To meet this existential challenge requires the kind of education that this college has for so long offered its students, one that cultivates both intellectual rigor and deep moral sensibility, that reminds us with the privileges that have been bestowed upon us here come responsibilities to our neighbors, to all those who reside with us in this country and to the global community. But let me not overly cloud the beauty of this day and its sweet memories. In another song Baez wrote about Dylan, she says to him "Now you're telling me you're not nostalgic. Then give me another word for it, you who are so good with words." Well, it took several decades for the Nobel Prize committee to recognize just how good with words Dylan was, but I'll go with Baez's words here. Nostalgic.

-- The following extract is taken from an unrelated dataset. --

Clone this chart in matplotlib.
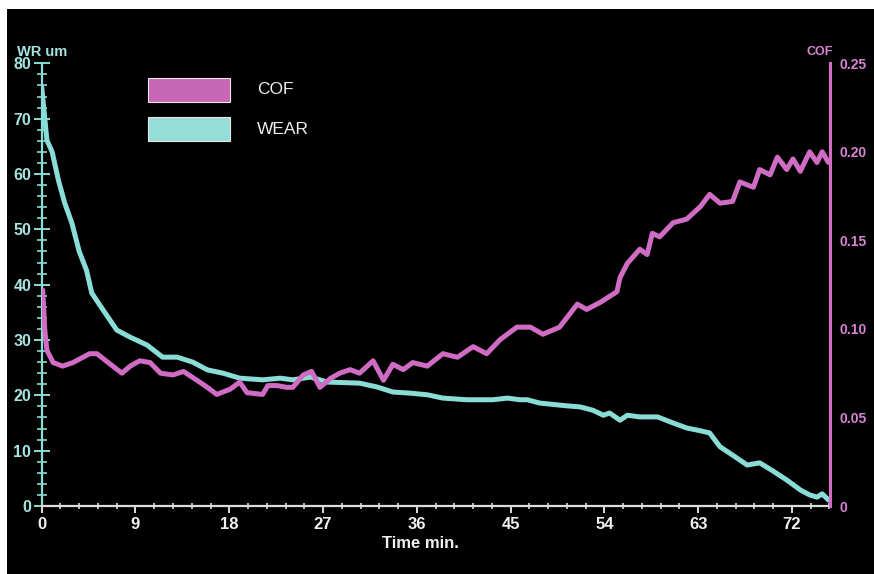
import matplotlib
matplotlib.use("Agg")
import matplotlib.pyplot as plt
from matplotlib.patches import Rectangle
from matplotlib.ticker import MultipleLocator

# ---- data ----
wear_time = [0.0, 0.5, 1.0, 1.6, 2.2, 2.9, 3.6, 4.3, 4.8, 5.9, 7.2, 8.5, 10.1, 11.6, 13.0,
             14.5, 15.9, 17.4, 19.0, 21.2, 22.9, 24.1, 25.8, 27.4, 30.5, 32.2, 33.7, 35.3,
             37.0, 38.5, 40.8, 43.3, 44.7, 45.9, 46.6, 47.8, 50.4, 51.7, 52.9, 53.9, 54.5,
             55.5, 56.2, 57.4, 59.1, 60.6, 61.9, 63.2, 64.1, 65.1, 66.3, 67.7, 68.9, 70.2,
             71.5, 72.8, 73.7, 74.4, 74.9, 75.5]
wear_um = [75.7, 66.1, 64.0, 58.9, 54.8, 51.1, 46.0, 42.6, 38.5, 35.4, 31.8, 30.5, 29.1, 26.9,
           26.9, 26.0, 24.6, 24.0, 23.1, 22.8, 23.1, 22.8, 23.3, 22.4, 22.2, 21.5, 20.6, 20.4,
           20.1, 19.5, 19.2, 19.2, 19.5, 19.2, 19.2, 18.6, 18.1, 17.9, 17.3, 16.4, 16.8, 15.5,
           16.4, 16.1, 16.1, 15.0, 14.1, 13.6, 13.2, 10.7, 9.2, 7.4, 7.8, 6.3, 4.7, 2.9, 2.0,
           1.6, 2.2, 1.1]

cof_time = [0.1, 0.3, 0.5, 1.1, 2.0, 3.0, 4.6, 5.3, 6.6, 7.7, 8.5, 9.4, 10.4, 11.4, 12.6,
            13.6, 14.9, 15.9, 16.8, 18.1, 19.0, 19.7, 21.2, 21.7, 22.6, 23.5, 24.1, 25.1,
            25.9, 26.7, 27.7, 28.6, 29.6, 30.5, 31.8, 32.8, 33.7, 34.7, 35.6, 37.0, 38.5,
            39.9, 41.4, 42.7, 44.0, 45.6, 46.9, 48.1, 49.7, 51.4, 52.3, 53.6, 55.2, 55.5,
            56.2, 57.4, 58.1, 58.6, 59.3, 60.6, 61.9, 63.2, 64.1, 65.1, 66.3, 67.0, 68.3,
            68.9, 69.9, 70.6, 71.5, 72.1, 72.8, 73.7, 74.4, 74.9, 75.5]
cof = [0.122, 0.099, 0.088, 0.081, 0.079, 0.081, 0.086, 0.086, 0.080, 0.075, 0.079, 0.082,
       0.081, 0.075, 0.074, 0.076, 0.071, 0.067, 0.063, 0.066, 0.070, 0.064, 0.063, 0.068,
       0.068, 0.067, 0.067, 0.074, 0.076, 0.067, 0.072, 0.075, 0.077, 0.075, 0.082, 0.071,
       0.080, 0.077, 0.081, 0.079, 0.086, 0.084, 0.090, 0.086, 0.094, 0.101, 0.101, 0.097,
       0.101, 0.114, 0.111, 0.115, 0.121, 0.129, 0.137, 0.145, 0.142, 0.154, 0.152, 0.160,
       0.162, 0.169, 0.176, 0.171, 0.172, 0.183, 0.180, 0.190, 0.187, 0.197, 0.190, 0.196,
       0.189, 0.200, 0.194, 0.200, 0.194]

x_ticks = [0, 9, 18, 27, 36, 45, 54, 63, 72]
wear_ticks = [0, 10, 20, 30, 40, 50, 60, 70, 80]
cof_ticks = [0, 0.05, 0.10, 0.15, 0.20, 0.25]
cof_tick_labels = ["0", "0.05", "0.10", "0.15", "0.20", "0.25"]

# ---- styling ----
CYAN = "#8adcd6"
CYAN_TXT = "#a6e4e0"
MAG = "#d06cc4"
MAG_TXT = "#d884d4"
WHITE = "#f0f0f0"
NARROW = ["Liberation Sans", "DejaVu Sans"]
SANS = ["Liberation Sans", "DejaVu Sans"]

W, H = 874, 574
fig = plt.figure(figsize=(W / 100, H / 100), dpi=100)
fig.patch.set_facecolor("white")
fig.patches.append(Rectangle((7 / W, 0), 1 - 7 / W, 1 - 9 / H, transform=fig.transFigure,
                             facecolor="black", edgecolor="none", zorder=-10))

ax = fig.add_axes([41.7 / W, (H - 506) / H, (830 - 41.7) / W, (506 - 63.3) / H])
ax.set_facecolor("none")
ax2 = ax.twinx()
ax2.set_facecolor("none")

ax.plot(wear_time, wear_um, color=CYAN, lw=3.6, solid_joinstyle="round",
        solid_capstyle="round", zorder=3)
ax2.plot(cof_time, cof, color=MAG, lw=3.6, solid_joinstyle="round",
         solid_capstyle="round", zorder=3)

ax.set_xlim(0, 75.65)
ax.set_ylim(0, 80)
ax2.set_ylim(0, 0.25)

for a in (ax, ax2):
    for s in a.spines.values():
        s.set_visible(False)
ax.spines["left"].set_visible(True)
ax.spines["left"].set_color(CYAN)
ax.spines["left"].set_linewidth(1.6)
ax.spines["bottom"].set_visible(True)
ax.spines["bottom"].set_color("#dcdcdc")
ax.spines["bottom"].set_linewidth(1.6)
ax2.spines["right"].set_visible(True)
ax2.spines["right"].set_color(MAG)
ax2.spines["right"].set_linewidth(2.2)

ax.set_xticks(x_ticks)
ax.set_xticklabels([str(t) for t in x_ticks])
ax.xaxis.set_minor_locator(MultipleLocator(1.8))
ax.set_yticks(wear_ticks)
ax.set_yticklabels([str(t) for t in wear_ticks])
ax.yaxis.set_minor_locator(MultipleLocator(2))

ax.tick_params(axis="x", which="major", direction="out", length=5, width=1.4,
               color="#dcdcdc", labelcolor=WHITE, pad=3)
ax.tick_params(axis="x", which="minor", direction="inout", length=5, width=1.2,
               color="#dcdcdc")
ax.tick_params(axis="y", which="major", direction="inout", length=11, width=1.4,
               color=CYAN, labelcolor=CYAN_TXT, pad=2)
ax.tick_params(axis="y", which="minor", direction="inout", length=7, width=1.2,
               color=CYAN)
for lab in ax.get_xticklabels():
    lab.set_family(NARROW)
    lab.set_fontsize(12)
    lab.set_fontweight("bold")
for lab in ax.get_yticklabels():
    lab.set_family(NARROW)
    lab.set_fontsize(11.5)
    lab.set_fontweight("bold")

ax2.set_yticks(cof_ticks)
ax2.set_yticklabels(cof_tick_labels)
ax2.tick_params(axis="y", which="major", length=0, labelcolor=MAG_TXT, pad=7)
for lab in ax2.get_yticklabels():
    lab.set_family(NARROW)
    lab.set_fontsize(10)
    lab.set_fontweight("bold")

# axis titles
fig.text(17 / W, 1 - 52 / H, "WR um", color=CYAN_TXT, fontsize=10.5, fontweight="bold",
         family=NARROW, ha="left", va="center")
fig.text(820 / W, 1 - 52 / H, "COF", color=MAG_TXT, fontsize=9, fontweight="bold",
         family=NARROW, ha="center", va="center")
fig.text(420 / W, 1 - 543 / H, "Time min.", color=WHITE, fontsize=12, fontweight="bold",
         family=SANS, ha="center", va="center")

# legend
for (ytop, col, label) in [(78, "#c866b6", "COF"), (117, "#96dcd8", "WEAR")]:
    fig.patches.append(Rectangle((148 / W, 1 - (ytop + 24) / H), 82 / W, 24 / H,
                                 transform=fig.transFigure, facecolor=col,
                                 edgecolor="#e8e8e8", linewidth=0.8, zorder=5))
    fig.text(257 / W, 1 - (ytop + 12) / H, label, color=WHITE, fontsize=12.5,
             family=SANS, ha="left", va="center", zorder=6)

fig.savefig("out.png", dpi=100, facecolor=fig.get_facecolor())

The word nostalgia was apparently coined in the 18th century by a Swiss medical student who combined the Latin for "return home" with the Greek word for "pain." That is nostalgia was a medical condition. Over the past several hundred years, the word has taken on gentler connotations, now most often meaning a wistful longing to return to happy days.

So while Bruce Springsteen may have said "We learn more from a three-minute song, baby, than we ever learned in school," I'll end with Baez. May the winds of the old days from our time at Swarthmore continue to fill our sails, to inspire us, to lead us to think, to feel, and to act. Thank you.